Commentary: Tough times don't last, tough people do
February 18, 2010
FORT McPHERSON, Ga. -- If there is one thing that life in the military has taught my family, it is this: Tough times don't last, tough people do.
In July of 2008 my stepfather, Lt. Col. Jody (Jo) Howell, executive officer for Border Transition Team 4300, Joint Task Force-Drifter, boarded a plane at Hartsfield-Jackson International Airport to make his way to Kansas for training. Three months later, he would deploy to Iraq to complete his 12-month assignment.
No one associated with military life ever wants to hear the words "orders to Iraq." I know my family didn't. We knew the road ahead of us was going to be difficult and long.
Winter arrived and the holidays were tough.
I can't say Christmas was the best one I've ever had, but after it passed, I could look forward to next year. From late-night phone calls to Web-cam chatting, technology helped fill the void even though it wasn't the same as having Jo home.
Jo decided to take his two weeks of leave at the midpoint of his tour and, as the time drew closer, there was a little pep in everyone's step around the house.
We had a great time when he arrived, although the two weeks went by far too quickly. The next six months lingered on day by day. Fall began and everyone was scurrying to get the house perfect for Jo's return.
However, another obstacle soon presented itself. My brother, Zach, had enlisted with the Army to become a military policeman, following in the footsteps of my mother, father and Jo. Zach left for basic training a week before Jo got home.
When Jo returned, things around the house became simpler, but we had yet another family member to miss.
Thankfully, my brother completed his basic and advanced training and will soon proceed to his duty station at Fort Bragg, N.C.

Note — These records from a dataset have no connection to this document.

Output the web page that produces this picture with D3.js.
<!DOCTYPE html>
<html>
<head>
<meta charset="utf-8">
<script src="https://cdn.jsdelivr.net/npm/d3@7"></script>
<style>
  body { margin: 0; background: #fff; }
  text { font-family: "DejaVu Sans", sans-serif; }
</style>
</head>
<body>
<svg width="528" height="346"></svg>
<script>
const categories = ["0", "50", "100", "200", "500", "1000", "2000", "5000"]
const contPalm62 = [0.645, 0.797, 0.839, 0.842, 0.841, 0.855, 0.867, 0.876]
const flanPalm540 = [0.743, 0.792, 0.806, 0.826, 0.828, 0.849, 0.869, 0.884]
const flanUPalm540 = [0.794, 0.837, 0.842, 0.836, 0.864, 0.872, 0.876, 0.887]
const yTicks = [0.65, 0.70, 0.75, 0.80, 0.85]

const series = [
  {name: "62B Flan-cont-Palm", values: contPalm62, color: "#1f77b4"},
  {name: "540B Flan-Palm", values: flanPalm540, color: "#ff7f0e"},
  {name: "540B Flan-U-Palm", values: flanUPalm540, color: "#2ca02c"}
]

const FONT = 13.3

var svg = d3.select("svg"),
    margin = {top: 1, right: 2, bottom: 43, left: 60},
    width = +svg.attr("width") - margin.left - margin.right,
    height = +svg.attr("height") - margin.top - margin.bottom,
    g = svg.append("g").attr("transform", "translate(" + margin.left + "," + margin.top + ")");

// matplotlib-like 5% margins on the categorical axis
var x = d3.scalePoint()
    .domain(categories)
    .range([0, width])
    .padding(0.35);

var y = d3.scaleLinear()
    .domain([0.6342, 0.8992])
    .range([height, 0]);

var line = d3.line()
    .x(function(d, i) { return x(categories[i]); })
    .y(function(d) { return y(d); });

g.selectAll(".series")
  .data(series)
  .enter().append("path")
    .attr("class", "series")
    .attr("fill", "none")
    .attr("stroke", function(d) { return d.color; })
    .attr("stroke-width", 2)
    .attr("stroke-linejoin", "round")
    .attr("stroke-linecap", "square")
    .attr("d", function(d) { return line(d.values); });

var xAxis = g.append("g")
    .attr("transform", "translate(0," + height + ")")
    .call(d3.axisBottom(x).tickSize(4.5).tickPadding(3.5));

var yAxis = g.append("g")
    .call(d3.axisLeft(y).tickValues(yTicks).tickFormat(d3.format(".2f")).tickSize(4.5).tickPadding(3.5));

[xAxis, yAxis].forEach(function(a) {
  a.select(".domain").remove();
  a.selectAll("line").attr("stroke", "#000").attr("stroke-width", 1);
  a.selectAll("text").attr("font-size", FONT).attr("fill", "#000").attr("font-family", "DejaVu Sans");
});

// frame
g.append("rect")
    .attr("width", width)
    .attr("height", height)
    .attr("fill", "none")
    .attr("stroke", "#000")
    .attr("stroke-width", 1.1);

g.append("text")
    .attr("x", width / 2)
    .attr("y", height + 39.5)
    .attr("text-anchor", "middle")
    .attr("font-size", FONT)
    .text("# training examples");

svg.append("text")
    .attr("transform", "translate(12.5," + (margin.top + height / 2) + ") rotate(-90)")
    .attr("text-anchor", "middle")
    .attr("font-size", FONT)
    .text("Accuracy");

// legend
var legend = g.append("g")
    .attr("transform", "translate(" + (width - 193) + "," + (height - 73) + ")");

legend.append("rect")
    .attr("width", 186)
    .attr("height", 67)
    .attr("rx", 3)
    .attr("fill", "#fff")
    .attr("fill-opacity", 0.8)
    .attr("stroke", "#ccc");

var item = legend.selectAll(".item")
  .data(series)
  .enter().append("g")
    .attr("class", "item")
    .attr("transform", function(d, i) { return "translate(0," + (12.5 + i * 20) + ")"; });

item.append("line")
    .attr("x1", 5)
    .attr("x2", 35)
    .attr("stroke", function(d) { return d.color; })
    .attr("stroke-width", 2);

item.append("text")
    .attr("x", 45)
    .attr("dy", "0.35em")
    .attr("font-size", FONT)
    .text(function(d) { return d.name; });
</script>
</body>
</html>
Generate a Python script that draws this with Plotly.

In December, bad news came knocking at our door again. My mother, Lt. Col. LaDonna Holt, commander of Headquarters Command, U.S. Army Garrison (Fort McPherson), is scheduled to deploy to Iraq in April.
The story will restart for my family all over again. She will go to Hartsfield-Jackson and leave us for 12 months.
It will be tough and it will be long, but if anyone can do it, my family can. It can be hard for a 16-year-old girl to deal with no mother for 12 months.
I've also learned that my best friend is moving to Fort Bragg and that my family may be moving there after my mother's deployment.
These are a lot of changes to deal with, but whatever comes my way, I know I have great and supportive people surrounding me and my family.
There is light at the end of these tunnels.
My tough times won't last, but I will.